C’è poi la ricchezza degli industriali alla Krupp, una dinastia, e quella degli americani che da umili origini diventano miliardari. Come Andrew Carnegie, campione dell’American Dream, figlio di un piccolo tessitore scozzese emigrato negli Stati Uniti, che diventato “l’uomo più ricco del mondo” continua a emozionarsi al ricordo del primo dividendo da 10 dollari guadagnato con 10 azioni della Adam Express.

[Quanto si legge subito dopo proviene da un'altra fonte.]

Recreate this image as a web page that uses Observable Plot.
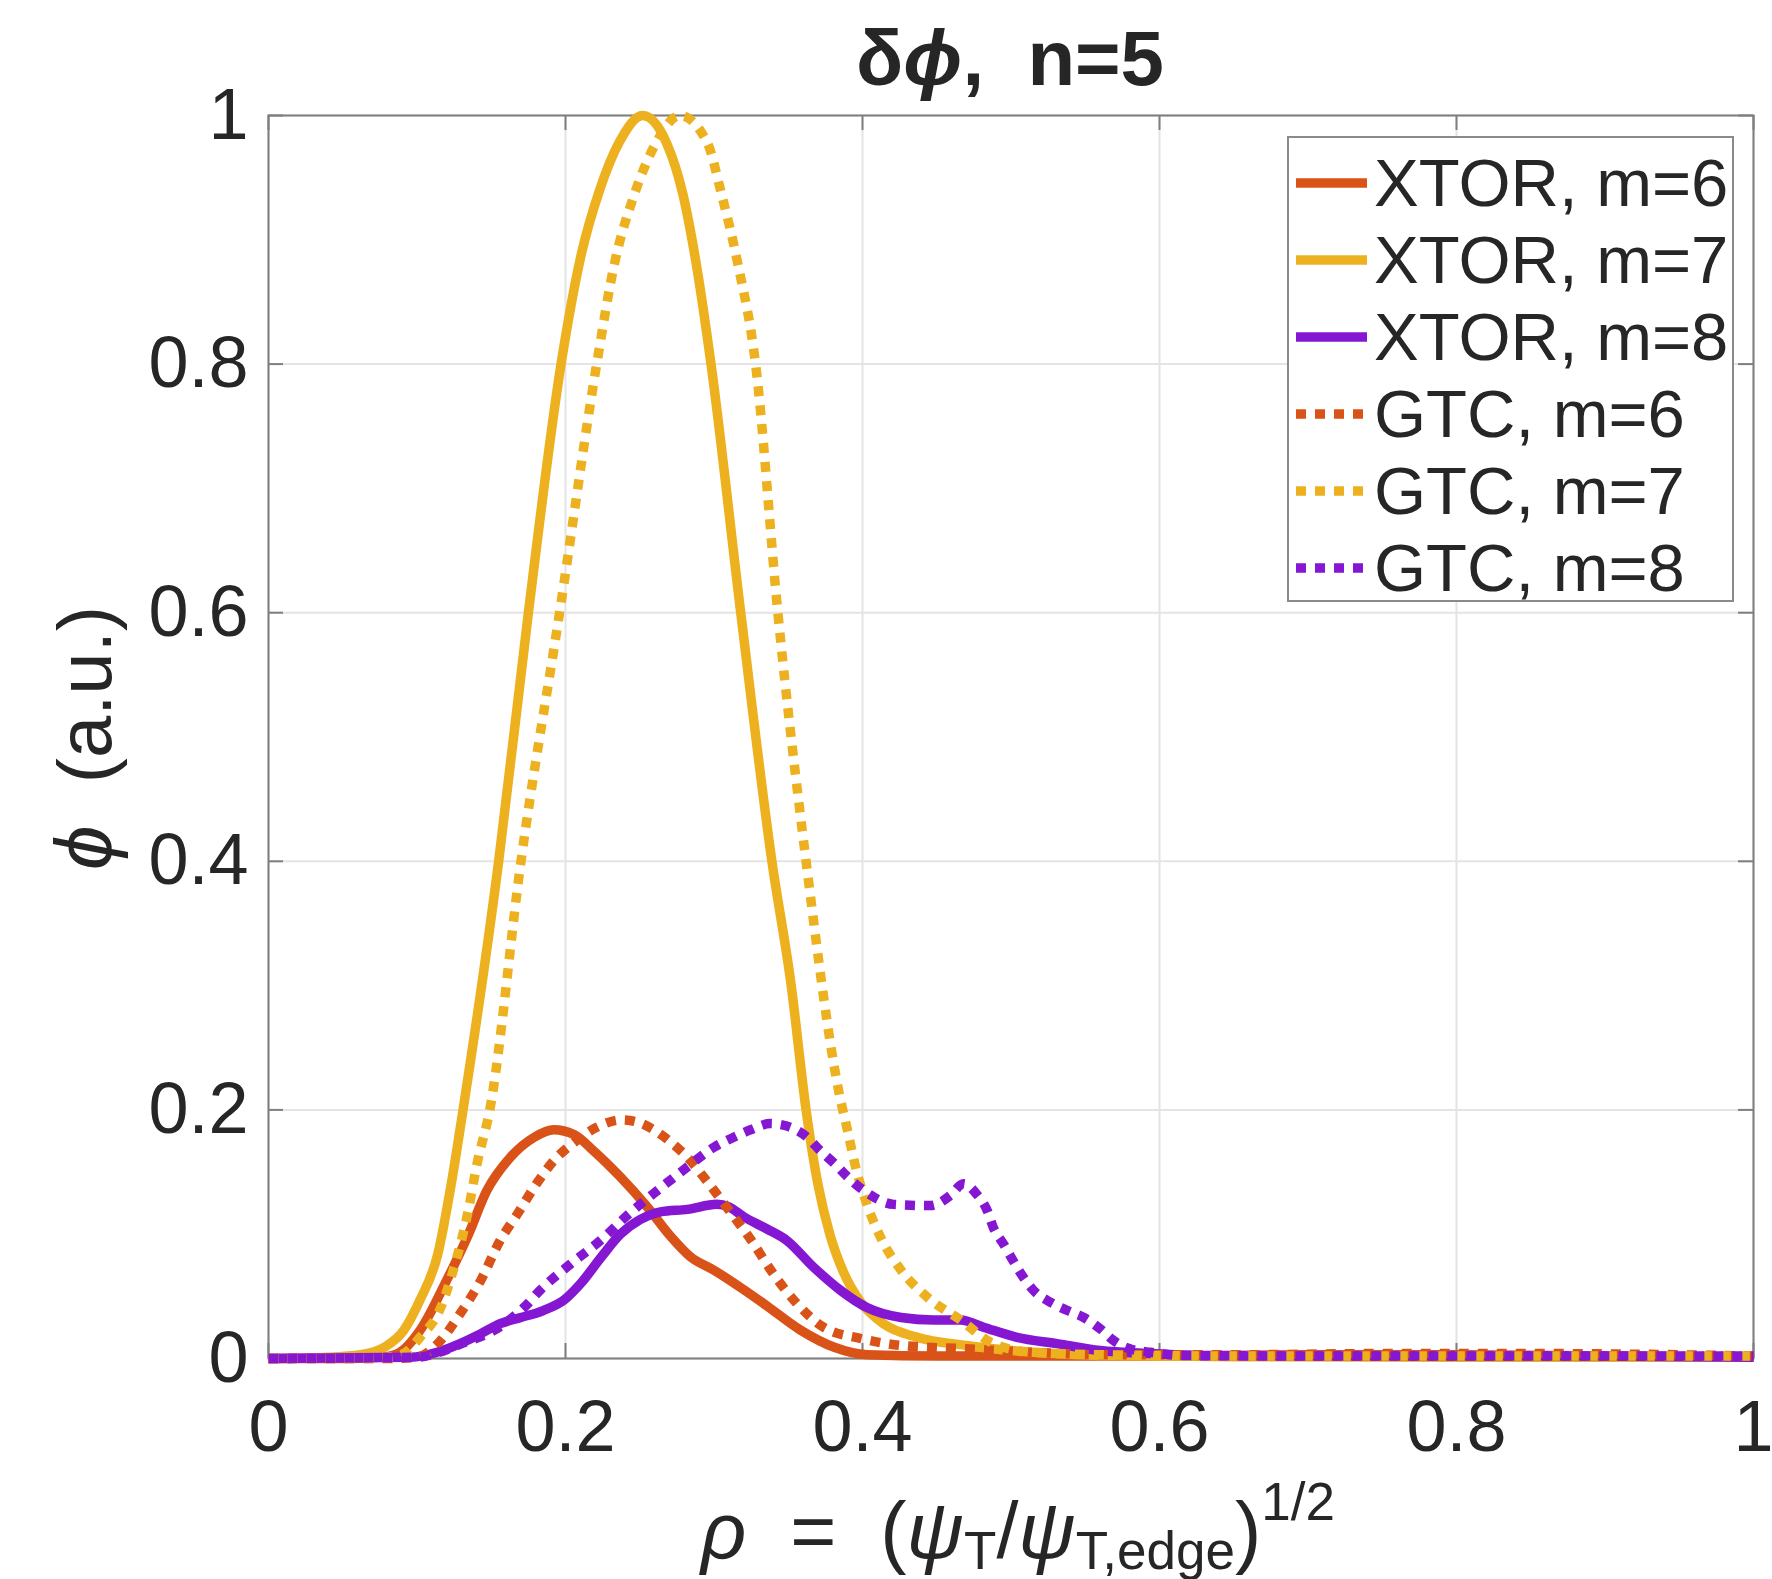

Accumulando dollari o rubli, petrodollari o marchi, ci affacciamo alle schiatte moderne di dittatori africani alla Mobutu, Congo, descritto da un ministro francese come “un caveau ambulante col berretto da leopardo”. Poi gli “sceicchi” di Dubai, Abu Dhabi e Qatar, costruttori di città verdi nel deserto, e la prima generazione di oligarchi russi alla Khodorovskij e Abramovic, beneficiati da Eltsin e spazzati via da Putin, quindi i nuovi miliardari cinesi, i lupi di Wall Street dalle stelle alle stalle ma sempre in sella, e i Geeks, i ragazzi d’oro della Silicon Valley, maghi informatici da Zuckerberg a Sergei Brin, da Steve Jobs a Larry Page. Il loro potere non è solo economico. Lo dimostra il braccio di ferro tra l’AD di Apple, Tim Cook, e l’FBI. «La vittoria dei super-ricchi nel Ventunesimo secolo – conclude Kampfner – è il prodotto di duemila anni di storia».